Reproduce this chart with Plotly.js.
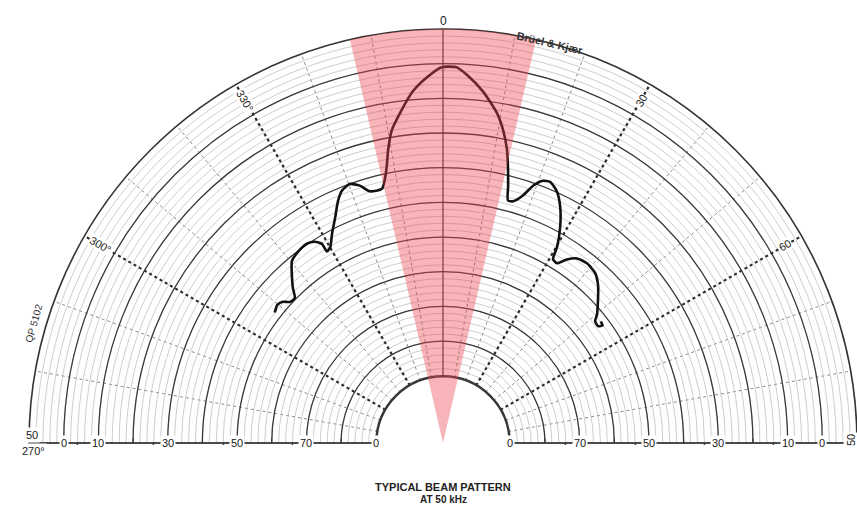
<!DOCTYPE html>
<html>
<head>
<meta charset="utf-8">
<script src="https://cdn.plot.ly/plotly-3.0.1.min.js"></script>
<style>html,body{margin:0;padding:0;background:#fff;}#chart{width:857px;height:512px;}</style>
</head>
<body>
<div id="chart"></div>
<script>
// ---- data (beam pattern at 50 kHz) ----
const thetaDeg = [-52.2,-50.2,-48.6,-47.3,-45.6,-44.1,-42.1,-39.7,-37.2,-34.3,-32.5,-31.3,-31.2,-29.9,-28.0,-25.6,-23.5,-21.8,-19.8,-17.9,-16.2,-13.5,-12.4,-11.5,-10.6,-9.3,-7.4,-4.9,-2.5,-0.2,2.1,3.7,6.5,9.3,10.9,12.3,13.2,14.2,15.0,16.2,17.9,19.3,20.7,22.3,24.4,26.5,28.5,30.2,30.9,32.4,34.0,36.0,38.7,41.8,44.5,47.7,50.2,51.3,53.0,53.6,52.4];
const levelDb  = [-29.0,-28.6,-28.9,-29.7,-29.8,-28.6,-27.2,-25.6,-25.1,-24.9,-25.3,-26.1,-27.4,-27.1,-25.6,-23.7,-21.7,-20.5,-20.0,-20.7,-21.9,-22.0,-20.7,-19.0,-16.7,-14.0,-11.7,-8.8,-6.9,-5.5,-5.5,-6.5,-8.7,-11.5,-13.8,-16.4,-18.7,-21.4,-23.5,-23.4,-22.2,-20.4,-19.3,-19.0,-19.9,-21.8,-24.3,-27.0,-28.8,-29.0,-27.8,-26.8,-26.5,-26.8,-27.8,-29.5,-30.8,-31.6,-31.7,-31.1,-31.0];
const highlightTheta = [0];       // centre of the shaded main-lobe sector
const highlightWidth = [26];      // degrees
const angularMajorTicks = [-60, -30, 30, 60];
const angularMajorText  = ['300°', '330°', '30', '60'];
const leftScaleLevels  = [-5, -10, -20, -30, -40, -50];
const leftScaleText    = ['0', '10', '30', '50', '70', '0'];
const rightScaleLevels = [-50, -40, -30, -20, -10, -5];
const rightScaleText   = ['0', '70', '50', '30', '10', '0'];
const leftDotLevels  = [-7, -18, -28, -38];
const rightDotLevels = [-42, -32, -22, -12];

// ---- geometry ----
const W = 857, H = 512, CX = 443, CY = 443, R = 414;
const HOLE = 0.16, RMIN = -50.15, RMAX = 0;
const domain = {x: [(CX - R) / W, Math.min(1, (CX + R) / W)], y: [(H - CY) / H, (H - CY + R) / H]};

const minorLevels = []; for (let v = -50; v <= 0; v += 1) minorLevels.push(v);
const majorLevels = []; for (let v = -50; v <= 0; v += 5) majorLevels.push(v);
const minorSpokes = []; for (let a = -80; a <= 80; a += 10) { if (a % 30 === 0) continue; minorSpokes.push(a); }

function basePolar(extra) {
  const p = {
    domain: domain, sector: [0, 180], hole: HOLE, bgcolor: 'rgba(0,0,0,0)',
    radialaxis: {range: [RMIN, RMAX], showline: false, showticklabels: false, ticks: '', showgrid: false, visible: true},
    angularaxis: {rotation: 90, direction: 'clockwise', showline: false, showticklabels: false, ticks: '', showgrid: false}
  };
  if (extra) {
    if (extra.radialaxis) Object.assign(p.radialaxis, extra.radialaxis);
    if (extra.angularaxis) Object.assign(p.angularaxis, extra.angularaxis);
    for (const k in extra) if (k !== 'radialaxis' && k !== 'angularaxis') p[k] = extra[k];
  }
  return p;
}

function rFrac(v) { return HOLE + (1 - HOLE) * (v - RMIN) / (RMAX - RMIN); }
function pos(th, frac) {
  const t = th * Math.PI / 180;
  return {x: (CX + R * frac * Math.sin(t)) / W, y: (H - CY + R * frac * Math.cos(t)) / H};
}

const FONT = 'Liberation Sans, Arial, sans-serif';
const ann = [];
function addText(text, th, frac, opts) {
  const p = pos(th, frac);
  ann.push(Object.assign({text: text, x: p.x, y: p.y, xref: 'paper', yref: 'paper', showarrow: false,
    xanchor: 'center', yanchor: 'middle', font: {family: FONT, size: 11, color: '#1a1a1a'}}, opts || {}));
}

// angular labels at the outer ends of the main spokes
const labelAngles = {'-60': 30, '-30': 60, '30': -60, '60': -30};
angularMajorTicks.forEach((a, i) => addText(angularMajorText[i], a, 0.955,
  {textangle: labelAngles[String(a)], bgcolor: '#fff', borderpad: 0}));
addText('0', 0, 1.02, {font: {family: FONT, size: 12, color: '#1a1a1a'}});

// baseline scale labels
const lab = {bgcolor: '#fff', borderpad: 1};
leftScaleLevels.forEach((v, i) => addText(leftScaleText[i], -90, rFrac(v), lab));
rightScaleLevels.forEach((v, i) => addText(rightScaleText[i], 90, rFrac(v), lab));
leftDotLevels.forEach(v => addText('·', -90, rFrac(v), {font: {family: FONT, size: 14, color: '#333'}}));
rightDotLevels.forEach(v => addText('·', 90, rFrac(v), {font: {family: FONT, size: 14, color: '#333'}}));
addText('50', -90, 1.0, {yshift: 8, xshift: 3, bgcolor: '#fff'});
addText('270°', -90, 1.0, {yshift: -8, xshift: 4, bgcolor: '#fff'});
addText('50', 90, 1.0, {xshift: -6, yshift: 3, textangle: -90, bgcolor: '#fff'});

// misc texts
addText('QP 5102', -73.7, 1.03, {textangle: -74, font: {family: FONT, size: 10, color: '#333'}});
ann.push({text: '<b>Brüel & Kjær</b>', x: 550 / W, y: (H - 27) / H, xref: 'paper', yref: 'paper', showarrow: false,
  textangle: 13, font: {family: FONT, size: 11, color: '#333'}});
ann.push({text: '<b>TYPICAL BEAM PATTERN</b>', x: CX / W, y: (H - 495) / H, xref: 'paper', yref: 'paper', showarrow: false,
  font: {family: FONT, size: 11, color: '#222'}});
ann.push({text: '<b>AT 50 kHz</b>', x: CX / W, y: (H - 507) / H, xref: 'paper', yref: 'paper', showarrow: false,
  font: {family: FONT, size: 10, color: '#222'}});

const traces = [
  {type: 'scatterpolar', subplot: 'polar',  r: [], theta: [], showlegend: false, hoverinfo: 'skip'},
  {type: 'scatterpolar', subplot: 'polar2', r: [], theta: [], showlegend: false, hoverinfo: 'skip'},
  {type: 'scatterpolar', subplot: 'polar3', r: [], theta: [], showlegend: false, hoverinfo: 'skip'},
  {type: 'scatterpolar', subplot: 'polar4', r: [], theta: [], showlegend: false, hoverinfo: 'skip'},
  {type: 'scatterpolar', subplot: 'polar5', r: levelDb, theta: thetaDeg, mode: 'lines',
    line: {color: '#111', width: 2.6, shape: 'spline', smoothing: 0.6}, showlegend: false, hoverinfo: 'skip'},
  {type: 'barpolar', subplot: 'polar6', r: highlightTheta.map(() => 1), theta: highlightTheta, width: highlightWidth, base: 0,
    marker: {color: 'rgba(235,70,80,0.40)', line: {width: 0}}, showlegend: false, hoverinfo: 'skip'}
];

const layout = {
  width: W, height: H, margin: {l: 0, r: 0, t: 0, b: 0}, paper_bgcolor: '#fff', showlegend: false,
  polar: basePolar({bgcolor: '#fff',
    radialaxis: {showgrid: true, tickvals: minorLevels, gridcolor: '#b8b8b8', gridwidth: 0.7},
    angularaxis: {showgrid: true, tickvals: minorSpokes, gridcolor: '#8a8a8a', gridwidth: 1, griddash: 'dot'}}),
  polar2: basePolar({
    radialaxis: {showgrid: true, tickvals: majorLevels, gridcolor: '#3a3a3a', gridwidth: 1.3},
    angularaxis: {showgrid: true, tickvals: angularMajorTicks, gridcolor: '#2a2a2a', gridwidth: 2.2, griddash: 'dot'}}),
  polar3: basePolar({radialaxis: {angle: 180, showline: true, linecolor: '#333', linewidth: 1.2,
    tickvals: [-45, -35, -25, -15], ticks: 'outside', ticklen: 4, tickcolor: '#333', side: 'clockwise'}}),
  polar4: basePolar({radialaxis: {angle: 0, showline: true, linecolor: '#333', linewidth: 1.2,
    tickvals: [-45, -35, -25, -15], ticks: 'outside', ticklen: 4, tickcolor: '#333', side: 'counterclockwise'}}),
  polar5: basePolar({radialaxis: {angle: 90, showline: true, linecolor: '#333', linewidth: 1.2},
    angularaxis: {showline: true, linecolor: '#333', linewidth: 1.6}}),
  polar6: basePolar({hole: 0, radialaxis: {range: [0, 1], visible: false}, angularaxis: {visible: false}}),
  annotations: ann
};

Plotly.newPlot('chart', traces, layout, {staticPlot: true, displayModeBar: false});
</script>
</body>
</html>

☆ ☆ ☆ ☆ ☆ ☆ ☆

**Problem details**
Locate all lines in the listing above with the word "chart" and copy them.

**Task solution**
Reproduce this chart with Plotly.js.
<style>html,body{margin:0;padding:0;background:#fff;}#chart{width:857px;height:512px;}</style>
<div id="chart"></div>
Plotly.newPlot('chart', traces, layout, {staticPlot: true, displayModeBar: false});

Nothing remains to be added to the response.